▶ [EXCERPTED RECORDS]:
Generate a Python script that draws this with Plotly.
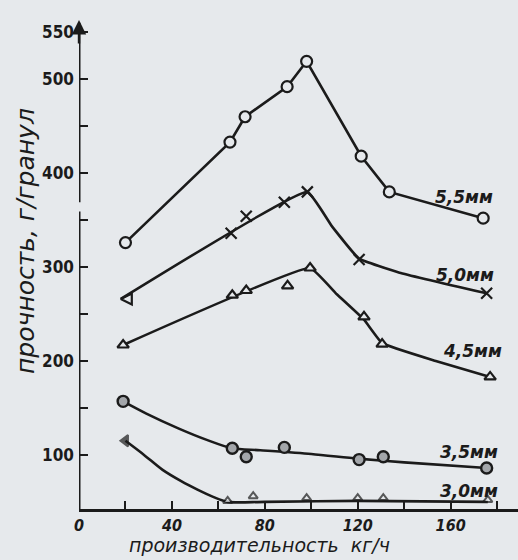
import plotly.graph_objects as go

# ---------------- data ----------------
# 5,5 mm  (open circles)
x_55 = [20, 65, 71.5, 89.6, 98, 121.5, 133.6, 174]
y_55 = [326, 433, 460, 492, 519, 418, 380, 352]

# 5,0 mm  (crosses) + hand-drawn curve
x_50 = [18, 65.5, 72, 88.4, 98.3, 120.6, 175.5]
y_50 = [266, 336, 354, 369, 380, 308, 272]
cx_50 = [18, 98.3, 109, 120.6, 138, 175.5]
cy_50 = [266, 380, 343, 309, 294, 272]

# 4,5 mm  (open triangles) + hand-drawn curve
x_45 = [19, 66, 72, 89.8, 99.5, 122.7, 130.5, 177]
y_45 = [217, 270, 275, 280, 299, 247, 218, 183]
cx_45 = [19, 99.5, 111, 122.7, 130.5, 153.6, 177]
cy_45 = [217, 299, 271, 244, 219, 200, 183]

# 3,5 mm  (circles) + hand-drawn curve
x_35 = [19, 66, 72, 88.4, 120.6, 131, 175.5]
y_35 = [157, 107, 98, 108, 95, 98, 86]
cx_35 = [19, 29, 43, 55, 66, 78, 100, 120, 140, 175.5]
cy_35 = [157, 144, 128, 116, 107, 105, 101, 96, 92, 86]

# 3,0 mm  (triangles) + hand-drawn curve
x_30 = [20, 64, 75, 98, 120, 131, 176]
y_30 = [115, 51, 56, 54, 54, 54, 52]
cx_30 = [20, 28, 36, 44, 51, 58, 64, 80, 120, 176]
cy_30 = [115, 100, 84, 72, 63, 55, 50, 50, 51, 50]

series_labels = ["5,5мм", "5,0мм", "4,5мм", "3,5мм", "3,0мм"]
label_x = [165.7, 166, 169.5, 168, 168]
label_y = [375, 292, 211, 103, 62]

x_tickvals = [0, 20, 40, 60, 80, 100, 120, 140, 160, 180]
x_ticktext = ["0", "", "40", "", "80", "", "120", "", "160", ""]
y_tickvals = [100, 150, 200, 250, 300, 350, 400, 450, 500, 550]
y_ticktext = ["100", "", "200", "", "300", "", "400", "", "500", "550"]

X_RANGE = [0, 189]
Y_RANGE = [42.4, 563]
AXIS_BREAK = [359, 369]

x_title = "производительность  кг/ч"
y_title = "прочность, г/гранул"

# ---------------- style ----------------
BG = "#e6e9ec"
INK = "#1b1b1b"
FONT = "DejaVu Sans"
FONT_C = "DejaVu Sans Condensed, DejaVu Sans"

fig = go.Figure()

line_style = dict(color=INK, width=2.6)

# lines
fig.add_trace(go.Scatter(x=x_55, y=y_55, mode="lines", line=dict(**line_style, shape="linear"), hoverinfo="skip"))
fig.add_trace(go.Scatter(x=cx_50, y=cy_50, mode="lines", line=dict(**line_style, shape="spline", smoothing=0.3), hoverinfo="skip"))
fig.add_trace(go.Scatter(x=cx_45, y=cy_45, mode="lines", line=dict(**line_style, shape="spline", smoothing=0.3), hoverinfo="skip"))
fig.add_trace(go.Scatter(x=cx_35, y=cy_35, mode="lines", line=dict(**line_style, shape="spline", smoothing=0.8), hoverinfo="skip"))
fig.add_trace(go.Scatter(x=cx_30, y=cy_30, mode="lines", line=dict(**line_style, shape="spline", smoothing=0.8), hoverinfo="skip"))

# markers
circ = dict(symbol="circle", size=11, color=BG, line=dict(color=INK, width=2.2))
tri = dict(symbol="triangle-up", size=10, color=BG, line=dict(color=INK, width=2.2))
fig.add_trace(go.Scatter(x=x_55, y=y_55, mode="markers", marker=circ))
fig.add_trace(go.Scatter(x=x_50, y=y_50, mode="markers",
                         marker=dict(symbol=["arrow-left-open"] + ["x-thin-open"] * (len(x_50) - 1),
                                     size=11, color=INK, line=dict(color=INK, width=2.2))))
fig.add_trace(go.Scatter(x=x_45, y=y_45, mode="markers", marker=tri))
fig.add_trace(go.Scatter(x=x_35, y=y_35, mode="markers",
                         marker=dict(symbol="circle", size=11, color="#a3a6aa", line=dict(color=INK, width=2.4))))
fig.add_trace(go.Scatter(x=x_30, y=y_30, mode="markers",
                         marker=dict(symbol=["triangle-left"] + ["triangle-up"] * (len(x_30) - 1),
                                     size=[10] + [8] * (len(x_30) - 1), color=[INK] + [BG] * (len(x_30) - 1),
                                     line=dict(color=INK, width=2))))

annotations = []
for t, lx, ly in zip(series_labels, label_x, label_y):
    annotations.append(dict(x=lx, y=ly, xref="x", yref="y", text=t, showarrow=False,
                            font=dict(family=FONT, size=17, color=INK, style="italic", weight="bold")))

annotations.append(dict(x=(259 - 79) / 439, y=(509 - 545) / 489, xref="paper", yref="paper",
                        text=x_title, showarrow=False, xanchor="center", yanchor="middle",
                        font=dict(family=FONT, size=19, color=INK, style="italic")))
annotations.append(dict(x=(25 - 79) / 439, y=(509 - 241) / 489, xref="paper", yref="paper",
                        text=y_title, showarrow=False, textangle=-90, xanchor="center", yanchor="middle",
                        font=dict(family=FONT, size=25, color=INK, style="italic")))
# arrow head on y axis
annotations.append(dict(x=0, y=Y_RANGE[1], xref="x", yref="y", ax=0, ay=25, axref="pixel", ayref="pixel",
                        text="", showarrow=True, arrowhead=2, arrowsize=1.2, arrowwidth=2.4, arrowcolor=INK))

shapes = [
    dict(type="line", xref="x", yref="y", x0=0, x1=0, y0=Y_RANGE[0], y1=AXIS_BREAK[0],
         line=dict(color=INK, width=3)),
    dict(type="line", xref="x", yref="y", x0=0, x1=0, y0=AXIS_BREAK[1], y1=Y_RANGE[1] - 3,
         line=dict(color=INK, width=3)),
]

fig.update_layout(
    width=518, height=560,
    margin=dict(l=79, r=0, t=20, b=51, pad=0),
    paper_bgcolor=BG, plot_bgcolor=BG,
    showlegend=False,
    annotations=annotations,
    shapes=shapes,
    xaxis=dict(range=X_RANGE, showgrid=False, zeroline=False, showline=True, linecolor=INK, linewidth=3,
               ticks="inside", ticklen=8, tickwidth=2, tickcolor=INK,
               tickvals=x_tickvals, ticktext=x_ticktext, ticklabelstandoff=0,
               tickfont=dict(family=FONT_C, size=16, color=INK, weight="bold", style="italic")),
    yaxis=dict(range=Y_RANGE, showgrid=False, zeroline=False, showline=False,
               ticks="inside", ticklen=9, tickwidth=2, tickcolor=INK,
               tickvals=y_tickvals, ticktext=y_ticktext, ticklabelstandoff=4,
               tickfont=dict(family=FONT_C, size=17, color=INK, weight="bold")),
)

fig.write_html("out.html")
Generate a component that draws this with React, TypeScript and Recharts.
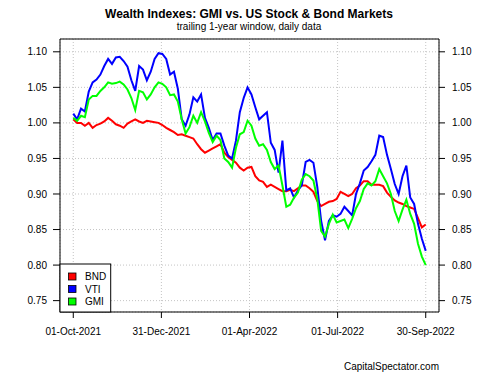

▶ [REQUEST]:
Copy nothing but the lines from the top of the data down to the line containing "y_55 = [326, 433, 460, 492, 519, 418, 380, 352]", and leave the pictures out.

▶ [THE ANSWER]:
Generate a Python script that draws this with Plotly.
import plotly.graph_objects as go

# ---------------- data ----------------
# 5,5 mm  (open circles)
x_55 = [20, 65, 71.5, 89.6, 98, 121.5, 133.6, 174]
y_55 = [326, 433, 460, 492, 519, 418, 380, 352]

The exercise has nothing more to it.